# Night Stop Motorway Services



## wendick (Dec 16, 2005)

Never stopped at night on a motorway service station yet. Would you?

Dick


----------



## 94055 (May 1, 2005)

If you mean this country, then we have and would do it again. You should see others doing it as well.

Steve


----------



## allan01273 (May 23, 2007)

We have never done it, nor would we. There are plenty of better wildcamping spots around.

Just drive off the motorway and find a picnic spot, road widening or straightening, or layby.

Allan


----------



## Rapide561 (Oct 1, 2005)

*Services*

Hi

I have slept at sevices in the UK and overseas.

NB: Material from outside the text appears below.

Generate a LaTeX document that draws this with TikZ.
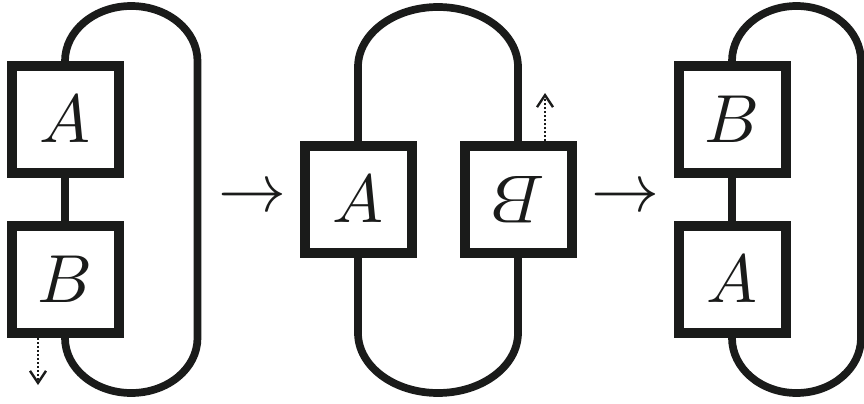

I would do it again, as long as I had a dog or a mate with me. If on my tod, then I would rather pay a tenner and stay on a site.

R


----------



## chapter (May 1, 2005)

i have but it will cost you around £10
chapter


----------



## drcotts (Feb 23, 2006)

you are allowed to do it but you have to pay and be carefull where you park else the creeping clamper does for you in the night.

most service station have a big notice giving all the rules and fines which are in excess of £100 in most cases. They are sometimes noisy with lorries coming and going all night although some are a bit more secluded. 

We had to stop on onelast year when we went up to halifax from brum and the rally had been cancelled. Cost us 13 quid. Worst money i ever spent. but could find a laybye that late.


phill


----------



## DTPCHEMICALS (Jul 24, 2006)

Only once in uk paid £6.00 and was kept awake with caravan doors opening and closing all night.
France last year slept in several service area FREE and no noise.
Dave P


----------



## olley (May 1, 2005)

Hi stopped in many but the price is going up, called in to the first services on the M6 after the A14/M1 junction recently £19!!! for a piece of dirty tarmac, drove out inspite of the fact it was 2.30am

Olley


----------



## GerryD (Sep 20, 2007)

Check the bye-laws, it used to be an offence to use a gas appliance on a motorway service area.
Gerry


----------



## SNT (May 29, 2007)

GerryD said:


> Check the bye-laws, it used to be an offence to use a gas appliance on a motorway service area.
> Gerry


I think it still is.

I stayed at Chester Services last year - they had a separate area for Caravans and they said that as I had a camper van I could park in the general car park if I wanted as long as I had the overnight ticket displayed - I had my dog with me so preferred to be a bit further away and the caravan area was only on the other side of the entrance road . It was easy - the ticket cost me £8 including a £2 voucher for the restaurant.

I'd do it again, for dog shows I am often travelling quite late at night and leaving early in the morning so having to be in a CC site before 6pm is a bit limiting (I'm often just leaving a show ground then) plus I am sure a 6am departure wouldn't go down that well either :roll:

A lot of the older service areas clump the caravans (and motorhomes) in with the lorries which would get noisy but if you are rolling in late and leaving early its only somewhere to kip (and those foam ear plugs are quite effective)


----------



## wendick (Dec 16, 2005)

Thanks for the answers, I must say im a little surprised I would have thought there may have been more concern to security than there was.


Dick


----------



## krull (Jul 22, 2006)

GerryD said:


> Check the bye-laws, it used to be an offence to use a gas appliance on a motorway service area.
> Gerry


It is not a bye-law but the company's own rule, I suspect more to protect their profits in the restaurant than for safety.

Like most m/h's, when we want to cook a meal, if we think the 'little man' will pay a visit, we raise the blinds slightly.


----------